In my opinion, definitely not. It can be assumed that a physical figure, for example, such as if it were R2D2 or C-3PO from Star Wars, would be very sympathetic and give this manager subjectivity. However, this is not necessarily the case. It may cause the opposite effect – we will treat the robot manager as a toy or gadget from Star Wars. Artificial manager can only be virtual and act in two main ways.

First, it can be an actual copy of a human manager. Imagine that you are the manager. Everything you do is recorded by an information system (how to do it, I will describe in the following posts). The IT system acts like a camera that records your managerial work from start to finish, and on top of that it can isolate individual activities, e.g. planning, motivating, making decisions, analyzing a problem, etc. This is how online managerial tools on the TransistorsHead platform (http://transistorshead.com/). Then the information system can highlight the most dominant sequences of activities in your behavior as a manager and repeat them when you are on vacation, for example.

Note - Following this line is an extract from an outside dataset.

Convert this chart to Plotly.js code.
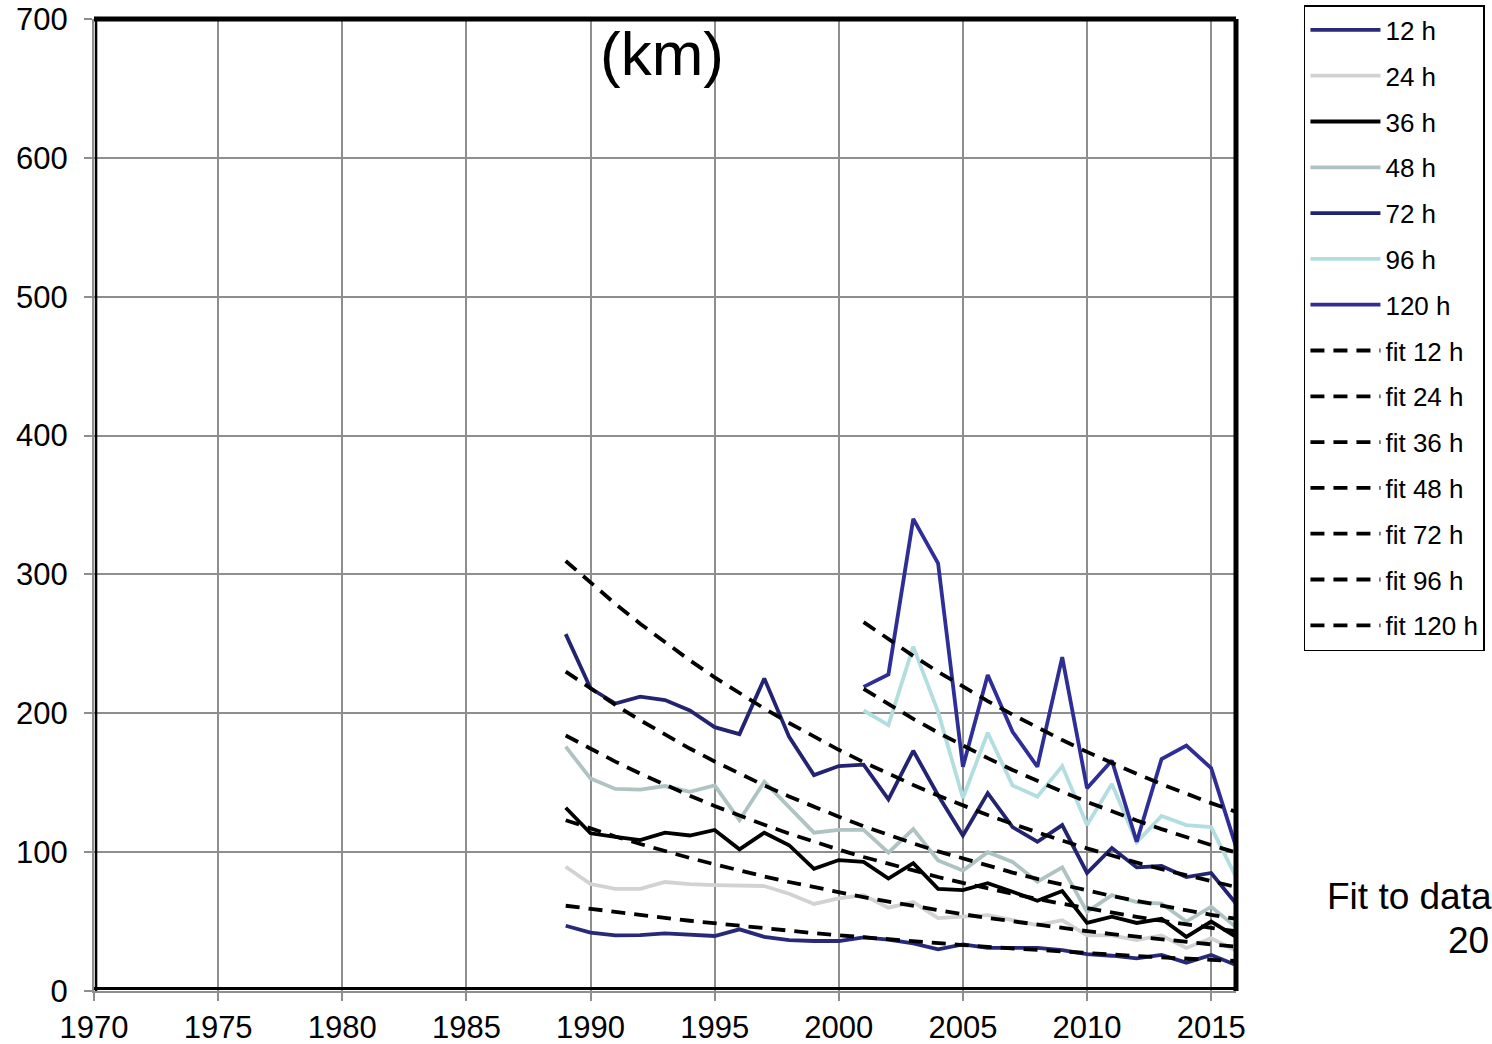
<!DOCTYPE html>
<html>
<head>
<meta charset="utf-8">
<script src="https://cdn.plot.ly/plotly-3.0.1.min.js"></script>
<style>
  html, body { margin: 0; padding: 0; background: #fff; overflow: hidden; }
  #chart { width: 1492px; height: 1044px; }
</style>
</head>
<body>
<div id="chart"></div>
<script>
// Forecast track error by lead time (km), yearly means
const yearsLong  = [1989,1990,1991,1992,1993,1994,1995,1996,1997,1998,1999,2000,2001,2002,
                    2003,2004,2005,2006,2007,2008,2009,2010,2011,2012,2013,2014,2015,2016];
const yearsShort = [2001,2002,2003,2004,2005,2006,2007,2008,2009,2010,2011,2012,2013,2014,2015,2016];

const err12  = [47,42,40,40.3,41.5,40.8,39.6,44.4,39,36.7,36,36,38.6,37,34.3,30,33.6,31,30.7,31,29.5,26.6,25.4,23.5,26,20.4,26,18.7];
const err24  = [89.5,77,73.5,73.5,78.5,77,76.3,76,75.6,70,62.7,66.7,69,60,64,52.5,53.5,54.7,51,47.5,51,40,40,36.7,40,31,38,29];
const err36  = [132,113.6,111,108.7,114,112,116,102,114,105,88,94.3,93,81,92,73.5,72.7,77.6,71.5,65,72,49,53.5,49,52,39,50,39];
const err48  = [176,153,145.5,145,147.6,143.5,148,123,150.7,132,114,116,116,99.6,116.6,94,86.7,100,93,78.7,89,57,69,64,63,50,60.7,46];
const err72  = [257,218,207,212,209.5,202,190,185,225,183,155.5,162,163,138,173,141,112,142.5,118,107.5,119.5,85,103,89,90,82,85,63];
const err96  = [202,191.5,248,201,139,186,148,140,162,119.5,149,107,126,119.5,118,82];
const err120 = [219,228,340,308,161.5,227.5,186.7,161.5,240.5,146,166,107.5,167,176.7,160.5,104];

// Trend curves as plotted
const fit12  = [61.4,59.1,56.8,54.7,52.6,50.6,48.7,46.8,45.0,43.3,41.7,40.1,38.6,37.1,35.7,34.4,33.1,31.8,30.6,29.4,28.3,27.2,26.2,25.2,24.2,23.3,22.4,21.6];
const fit24  = [123.0,117.0,111.3,105.9,100.7,95.8,91.2,86.7,82.5,78.5,74.7,71.0,67.6,64.3,61.2,58.2,55.3,52.6,50.1,47.6,45.3,43.1,41.0,39.0,37.1,35.3,33.6,32.0];
const fit36  = [184.0,174.4,165.2,156.6,148.4,140.6,133.2,126.3,119.7,113.4,107.5,101.8,96.5,91.5,86.7,82.1,77.8,73.8,69.9,66.2,62.8,59.5,56.4,53.4,50.6,48.0,45.4,43.0];
const fit48  = [230.0,217.7,206.0,195.0,184.5,174.6,165.3,156.4,148.0,140.1,132.6,125.5,118.7,112.4,106.3,100.6,95.3,90.1,85.3,80.7,76.4,72.3,68.4,64.8,61.3,58.0,54.9,52.0];
const fit72  = [309.7,293.8,278.8,264.5,251.0,238.1,225.9,214.4,203.4,193.0,183.1,173.7,164.8,156.4,148.4,140.8,133.6,126.7,120.3,114.1,108.3,102.7,97.4,92.5,87.7,83.2,79.0,74.9];
const fit96  = [217.5,206.5,196.0,186.1,176.7,167.7,159.2,151.2,143.5,136.2,129.3,122.8,116.6,110.7,105.1,99.7];
const fit120 = [265.7,253.2,241.3,229.9,219.1,208.8,199.0,189.6,180.7,172.2,164.1,156.4,149.0,142.0,135.3,129.0];

const xTickVals = [1970,1975,1980,1985,1990,1995,2000,2005,2010,2015];
const yTickVals = [0,100,200,300,400,500,600,700];

const FONT = '"Liberation Sans", Arial, sans-serif';
const LW = 3.8;

function solid(name, x, y, color) {
  return { type: 'scatter', mode: 'lines', name: name, x: x, y: y,
           line: { color: color, width: LW }, legendgroup: name };
}
function dashed(name, x, y) {
  return { type: 'scatter', mode: 'lines', name: name, x: x, y: y,
           line: { color: '#000000', width: LW, dash: '14px,9px' }, legendgroup: name };
}

const traces = [
  solid('12 h',  yearsLong,  err12,  '#29297a'),
  solid('24 h',  yearsLong,  err24,  '#d2d2d2'),
  solid('36 h',  yearsLong,  err36,  '#000000'),
  solid('48 h',  yearsLong,  err48,  '#afc3c3'),
  solid('72 h',  yearsLong,  err72,  '#232370'),
  solid('96 h',  yearsShort, err96,  '#b3dee0'),
  solid('120 h', yearsShort, err120, '#2e2e96'),
  dashed('fit 12 h',  yearsLong,  fit12),
  dashed('fit 24 h',  yearsLong,  fit24),
  dashed('fit 36 h',  yearsLong,  fit36),
  dashed('fit 48 h',  yearsLong,  fit48),
  dashed('fit 72 h',  yearsLong,  fit72),
  dashed('fit 96 h',  yearsShort, fit96),
  dashed('fit 120 h', yearsShort, fit120)
];

const GRID = '#8e8e8e';

const layout = {
  width: 1492, height: 1044,
  margin: { l: 94, r: 256, t: 19, b: 53, autoexpand: false },
  paper_bgcolor: '#ffffff', plot_bgcolor: '#ffffff',
  font: { family: FONT, color: '#000000' },
  showlegend: true,
  legend: {
    x: 1.0595, xanchor: 'left', y: 1.0144, yanchor: 'top',
    bgcolor: '#ffffff', bordercolor: '#000000', borderwidth: 1.5,
    font: { family: FONT, size: 26, color: '#000000' },
    traceorder: 'grouped', tracegroupgap: 9, itemwidth: 70,
    maxheight: 1000
  },
  xaxis: {
    range: [1970, 2016], tickmode: 'array', tickvals: xTickVals,
    showgrid: true, gridcolor: GRID, gridwidth: 2,
    showline: true, linecolor: GRID, linewidth: 2,
    ticks: 'outside', ticklen: 8, tickcolor: GRID, tickwidth: 2,
    tickfont: { family: FONT, size: 31, color: '#000000' },
    zeroline: false, fixedrange: true
  },
  yaxis: {
    range: [0, 700], tickmode: 'array', tickvals: yTickVals,
    showgrid: true, gridcolor: GRID, gridwidth: 2,
    showline: true, linecolor: GRID, linewidth: 2,
    ticks: 'outside', ticklen: 8, tickcolor: GRID, tickwidth: 2,
    ticklabelstandoff: 10,
    tickfont: { family: FONT, size: 31, color: '#000000' },
    zeroline: false, fixedrange: true
  },
  shapes: [
    // plot-area frame: thick top and right, thinner left and bottom
    { type: 'line', xref: 'paper', yref: 'paper', x0: 0, x1: 1, y0: 1, y1: 1,
      line: { color: '#000', width: 5 }, layer: 'above' },
    { type: 'line', xref: 'paper', yref: 'paper', x0: 1, x1: 1, y0: 0, y1: 1,
      line: { color: '#000', width: 5 }, layer: 'above' },
    { type: 'line', xref: 'paper', yref: 'paper', x0: 0.0018, x1: 0.0018, y0: 0, y1: 1,
      line: { color: '#000', width: 2.5 }, layer: 'above' },
    { type: 'line', xref: 'paper', yref: 'paper', x0: 0, x1: 1, y0: 0.0025, y1: 0.0025,
      line: { color: '#000', width: 3 }, layer: 'above' }
  ],
  annotations: [
    { text: '(km)', xref: 'paper', yref: 'paper', x: 0.497, y: 0.965,
      xanchor: 'center', yanchor: 'middle', showarrow: false,
      font: { family: FONT, size: 62, color: '#000' } },
    { text: 'Fit to data', xref: 'paper', yref: 'paper', x: 1.0775, y: 0.0976,
      xanchor: 'left', yanchor: 'middle', showarrow: false,
      font: { family: FONT, size: 37, color: '#000' } },
    { text: '20', xref: 'paper', yref: 'paper', x: 1.2233, y: 0.0515,
      xanchor: 'right', yanchor: 'middle', showarrow: false,
      font: { family: FONT, size: 37, color: '#000' } }
  ]
};

Plotly.newPlot('chart', traces, layout, { displayModeBar: false, staticPlot: true });
</script>
</body>
</html>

Second, the artificial manager can be a collection of all other managers whose behaviors were recorded as described above. If we have 100 managers managing similar projects, and on top of that using some specific methodology, such as Prince 2, then there are bound to be a lot of regularities and common behaviors, the main stream of which will produce a pattern that is relevant to our situation. Then this 101 artificial manager would probably be better than any of the human managers.

I think that the development and construction of artificial managers will have nothing to do with the Sophia robot, which, however cute, does not come off as a brilliant conversationalist, let alone a manager or leader that people would want to work with.